The integration of convolutional neural networks with YOLO has led to enhanced accuracy in vehicle detection, facilitating more efficient traffic monitoring systems [
22]. Muhammad Azhad and Fadhlan Hafizhelmi have demonstrated the integration of YOLO and Deep Sort for vehicle detection and tracking, noting enhancements with the use of YOLOv4 for real-time applications in traffic management.
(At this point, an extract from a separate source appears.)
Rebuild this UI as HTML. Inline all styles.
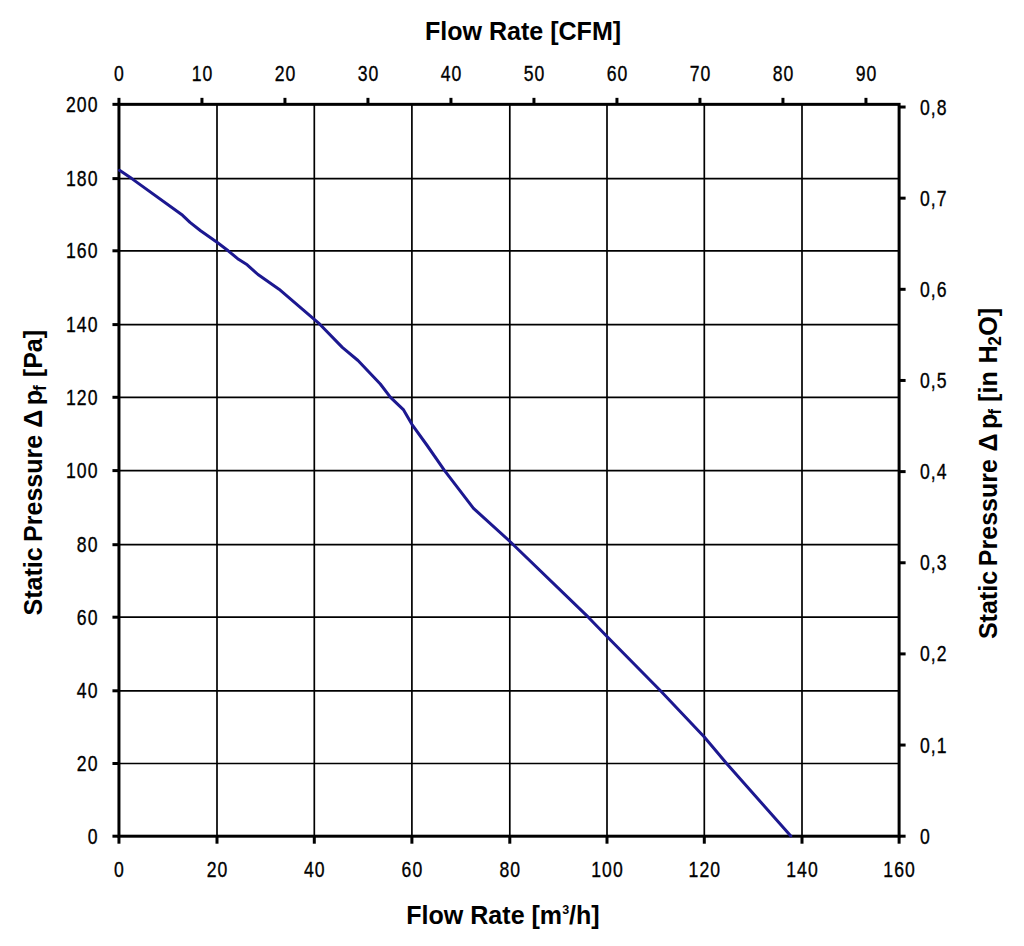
<!DOCTYPE html>
<html><head><meta charset="utf-8"><title>Fan curve</title>
<style>
html,body{margin:0;padding:0;background:#fff;width:1024px;height:946px;overflow:hidden}
svg{display:block}
.g{stroke:#000;stroke-width:1.7;fill:none}
.ax{stroke:#000;stroke-width:3;fill:none}
.t{stroke:#000;stroke-width:3;fill:none}
.c{stroke:#1c1890;stroke-width:3;fill:none;stroke-linejoin:round;stroke-linecap:round}
.l{font-family:"Liberation Sans",sans-serif;font-size:22px;fill:#000;stroke:#000;stroke-width:0.35px;letter-spacing:1.3px}
.tt{font-family:"Liberation Sans",sans-serif;font-size:26px;font-weight:bold;fill:#000}
.sub{font-size:18px}
.sup{font-size:13px}
.dl{font-weight:normal}
</style></head>
<body>
<svg width="1024" height="946" viewBox="0 0 1024 946">
<rect width="1024" height="946" fill="#fff"/>
<line x1="217.00" y1="104.35" x2="217.00" y2="836.20" class="g"/>
<line x1="314.30" y1="104.35" x2="314.30" y2="836.20" class="g"/>
<line x1="411.90" y1="104.35" x2="411.90" y2="836.20" class="g"/>
<line x1="509.80" y1="104.35" x2="509.80" y2="836.20" class="g"/>
<line x1="607.00" y1="104.35" x2="607.00" y2="836.20" class="g"/>
<line x1="704.30" y1="104.35" x2="704.30" y2="836.20" class="g"/>
<line x1="802.00" y1="104.35" x2="802.00" y2="836.20" class="g"/>
<line x1="118.95" y1="763.50" x2="899.10" y2="763.50" class="g"/>
<line x1="118.95" y1="690.80" x2="899.10" y2="690.80" class="g"/>
<line x1="118.95" y1="617.20" x2="899.10" y2="617.20" class="g"/>
<line x1="118.95" y1="544.70" x2="899.10" y2="544.70" class="g"/>
<line x1="118.95" y1="470.60" x2="899.10" y2="470.60" class="g"/>
<line x1="118.95" y1="397.30" x2="899.10" y2="397.30" class="g"/>
<line x1="118.95" y1="324.60" x2="899.10" y2="324.60" class="g"/>
<line x1="118.95" y1="250.80" x2="899.10" y2="250.80" class="g"/>
<line x1="118.95" y1="178.60" x2="899.10" y2="178.60" class="g"/>
<rect x="118.95" y="104.35" width="780.15" height="731.85" class="ax"/>
<line x1="112.45" y1="836.20" x2="118.95" y2="836.20" class="t"/>
<text transform="translate(98.50 843.70) scale(0.8 1)" class="l" text-anchor="end">0</text>
<line x1="112.45" y1="763.50" x2="118.95" y2="763.50" class="t"/>
<text transform="translate(98.50 771.00) scale(0.8 1)" class="l" text-anchor="end">20</text>
<line x1="112.45" y1="690.80" x2="118.95" y2="690.80" class="t"/>
<text transform="translate(98.50 698.30) scale(0.8 1)" class="l" text-anchor="end">40</text>
<line x1="112.45" y1="617.20" x2="118.95" y2="617.20" class="t"/>
<text transform="translate(98.50 624.70) scale(0.8 1)" class="l" text-anchor="end">60</text>
<line x1="112.45" y1="544.70" x2="118.95" y2="544.70" class="t"/>
<text transform="translate(98.50 552.20) scale(0.8 1)" class="l" text-anchor="end">80</text>
<line x1="112.45" y1="470.60" x2="118.95" y2="470.60" class="t"/>
<text transform="translate(98.50 478.10) scale(0.8 1)" class="l" text-anchor="end">100</text>
<line x1="112.45" y1="397.30" x2="118.95" y2="397.30" class="t"/>
<text transform="translate(98.50 404.80) scale(0.8 1)" class="l" text-anchor="end">120</text>
<line x1="112.45" y1="324.60" x2="118.95" y2="324.60" class="t"/>
<text transform="translate(98.50 332.10) scale(0.8 1)" class="l" text-anchor="end">140</text>
<line x1="112.45" y1="250.80" x2="118.95" y2="250.80" class="t"/>
<text transform="translate(98.50 258.30) scale(0.8 1)" class="l" text-anchor="end">160</text>
<line x1="112.45" y1="178.60" x2="118.95" y2="178.60" class="t"/>
<text transform="translate(98.50 186.10) scale(0.8 1)" class="l" text-anchor="end">180</text>
<line x1="112.45" y1="104.35" x2="118.95" y2="104.35" class="t"/>
<text transform="translate(98.50 111.85) scale(0.8 1)" class="l" text-anchor="end">200</text>
<line x1="118.95" y1="836.20" x2="118.95" y2="843.70" class="t"/>
<text transform="translate(119.45 877.00) scale(0.8 1)" class="l" text-anchor="middle">0</text>
<line x1="217.00" y1="836.20" x2="217.00" y2="843.70" class="t"/>
<text transform="translate(217.50 877.00) scale(0.8 1)" class="l" text-anchor="middle">20</text>
<line x1="314.30" y1="836.20" x2="314.30" y2="843.70" class="t"/>
<text transform="translate(314.80 877.00) scale(0.8 1)" class="l" text-anchor="middle">40</text>
<line x1="411.90" y1="836.20" x2="411.90" y2="843.70" class="t"/>
<text transform="translate(412.40 877.00) scale(0.8 1)" class="l" text-anchor="middle">60</text>
<line x1="509.80" y1="836.20" x2="509.80" y2="843.70" class="t"/>
<text transform="translate(510.30 877.00) scale(0.8 1)" class="l" text-anchor="middle">80</text>
<line x1="607.00" y1="836.20" x2="607.00" y2="843.70" class="t"/>
<text transform="translate(607.50 877.00) scale(0.8 1)" class="l" text-anchor="middle">100</text>
<line x1="704.30" y1="836.20" x2="704.30" y2="843.70" class="t"/>
<text transform="translate(704.80 877.00) scale(0.8 1)" class="l" text-anchor="middle">120</text>
<line x1="802.00" y1="836.20" x2="802.00" y2="843.70" class="t"/>
<text transform="translate(802.50 877.00) scale(0.8 1)" class="l" text-anchor="middle">140</text>
<line x1="899.10" y1="836.20" x2="899.10" y2="843.70" class="t"/>
<text transform="translate(899.60 877.00) scale(0.8 1)" class="l" text-anchor="middle">160</text>
<line x1="118.95" y1="104.35" x2="118.95" y2="97.85" class="t"/>
<text transform="translate(119.45 80.80) scale(0.8 1)" class="l" text-anchor="middle">0</text>
<line x1="201.95" y1="104.35" x2="201.95" y2="97.85" class="t"/>
<text transform="translate(202.45 80.80) scale(0.8 1)" class="l" text-anchor="middle">10</text>
<line x1="284.95" y1="104.35" x2="284.95" y2="97.85" class="t"/>
<text transform="translate(285.45 80.80) scale(0.8 1)" class="l" text-anchor="middle">20</text>
<line x1="367.95" y1="104.35" x2="367.95" y2="97.85" class="t"/>
<text transform="translate(368.45 80.80) scale(0.8 1)" class="l" text-anchor="middle">30</text>
<line x1="450.95" y1="104.35" x2="450.95" y2="97.85" class="t"/>
<text transform="translate(451.45 80.80) scale(0.8 1)" class="l" text-anchor="middle">40</text>
<line x1="533.95" y1="104.35" x2="533.95" y2="97.85" class="t"/>
<text transform="translate(534.45 80.80) scale(0.8 1)" class="l" text-anchor="middle">50</text>
<line x1="616.95" y1="104.35" x2="616.95" y2="97.85" class="t"/>
<text transform="translate(617.45 80.80) scale(0.8 1)" class="l" text-anchor="middle">60</text>
<line x1="699.95" y1="104.35" x2="699.95" y2="97.85" class="t"/>
<text transform="translate(700.45 80.80) scale(0.8 1)" class="l" text-anchor="middle">70</text>
<line x1="782.95" y1="104.35" x2="782.95" y2="97.85" class="t"/>
<text transform="translate(783.45 80.80) scale(0.8 1)" class="l" text-anchor="middle">80</text>
<line x1="865.95" y1="104.35" x2="865.95" y2="97.85" class="t"/>
<text transform="translate(866.45 80.80) scale(0.8 1)" class="l" text-anchor="middle">90</text>
<line x1="899.10" y1="836.20" x2="905.60" y2="836.20" class="t"/>
<text transform="translate(920.00 843.70) scale(0.8 1)" class="l">0</text>
<line x1="899.10" y1="745.05" x2="905.60" y2="745.05" class="t"/>
<text transform="translate(920.00 752.55) scale(0.8 1)" class="l">0,1</text>
<line x1="899.10" y1="653.90" x2="905.60" y2="653.90" class="t"/>
<text transform="translate(920.00 661.40) scale(0.8 1)" class="l">0,2</text>
<line x1="899.10" y1="562.76" x2="905.60" y2="562.76" class="t"/>
<text transform="translate(920.00 570.26) scale(0.8 1)" class="l">0,3</text>
<line x1="899.10" y1="471.61" x2="905.60" y2="471.61" class="t"/>
<text transform="translate(920.00 479.11) scale(0.8 1)" class="l">0,4</text>
<line x1="899.10" y1="380.46" x2="905.60" y2="380.46" class="t"/>
<text transform="translate(920.00 387.96) scale(0.8 1)" class="l">0,5</text>
<line x1="899.10" y1="289.31" x2="905.60" y2="289.31" class="t"/>
<text transform="translate(920.00 296.81) scale(0.8 1)" class="l">0,6</text>
<line x1="899.10" y1="198.16" x2="905.60" y2="198.16" class="t"/>
<text transform="translate(920.00 205.66) scale(0.8 1)" class="l">0,7</text>
<line x1="899.10" y1="107.02" x2="905.60" y2="107.02" class="t"/>
<text transform="translate(920.00 114.52) scale(0.8 1)" class="l">0,8</text>
<path d="M119.5,170.3 L131.8,178.6 L182.6,215.3 L190.0,222.4 L200.6,230.8 L217.0,242.3 L228.2,250.8 L238.5,259.3 L247.2,264.8 L258.0,274.5 L279.0,289.2 L298.8,306.1 L319.8,324.2 L342.3,347.4 L358.0,360.5 L380.3,384.0 L390.5,397.3 L403.6,409.9 L411.9,424.3 L426.8,445.0 L444.6,470.6 L473.5,508.3 L510.5,542.0 L588.3,617.2 L607.0,636.5 L660.5,690.8 L704.3,737.0 L726.6,763.5 L790.8,836.0" class="c"/>
<text transform="translate(523 39.6) scale(0.964 1)" class="tt" text-anchor="middle">Flow Rate [CFM]</text>
<text transform="translate(503 923.8) scale(0.964 1)" class="tt" text-anchor="middle">Flow Rate [m<tspan class="sup" dy="-10">3</tspan><tspan dy="10">/h]</tspan></text>
<text transform="translate(41.60 615.50) rotate(-90) scale(0.964 1)" class="tt">Static</text>
<text transform="translate(41.60 542.00) rotate(-90) scale(0.964 1)" class="tt">Pressure</text>
<text transform="translate(41.60 427.70) rotate(-90) scale(0.964 1)" class="tt">Δ</text>
<text transform="translate(41.60 405.30) rotate(-90) scale(0.964 1)" class="tt">p</text>
<text transform="translate(46.20 391.00) rotate(-90) scale(0.964 1)" class="tt sub">f</text>
<text transform="translate(41.60 377.20) rotate(-90) scale(0.964 1)" class="tt">[Pa]</text>
<text transform="translate(996.60 639.10) rotate(-90) scale(0.964 1)" class="tt">Static</text>
<text transform="translate(996.60 566.20) rotate(-90) scale(0.964 1)" class="tt">Pressure</text>
<text transform="translate(996.60 451.60) rotate(-90) scale(0.964 1)" class="tt">Δ</text>
<text transform="translate(996.60 428.90) rotate(-90) scale(0.964 1)" class="tt">p</text>
<text transform="translate(1001.20 414.80) rotate(-90) scale(0.964 1)" class="tt sub">f</text>
<text transform="translate(996.60 401.90) rotate(-90) scale(0.964 1)" class="tt">[in</text>
<text transform="translate(996.60 363.40) rotate(-90) scale(0.964 1)" class="tt">H</text>
<text transform="translate(1001.10 345.70) rotate(-90) scale(0.964 1)" class="tt sub">2</text>
<text transform="translate(996.60 335.80) rotate(-90) scale(0.964 1)" class="tt">O]</text>
</svg>
</body></html>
Their research has achieved state-of-the-art results, supporting the effectiveness of combining DL algorithms and video surveillance technologies to enhance vehicle-counting and -tracking capabilities [
23]. Similarly, Al-Qaness et al. have presented an improved YOLO-based vehicle detection system for road traffic monitoring, showcasing enhanced detection and classification performance through training on diverse datasets and testing real-world traffic video sequences [
24]. This approach provides a solid foundation for intelligent traffic management solutions.
Another study titled “Towards Real-time Traffic Flow Estimation using YOLO and SORT from Surveillance Video Footage” highlights the potential of utilizing surveillance video footage alongside computer vision techniques to accurately and efficiently estimate traffic flow [
25]. This work effectively integrates the YOLOv4 and SORT algorithms to classify and track vehicles moving in various directions.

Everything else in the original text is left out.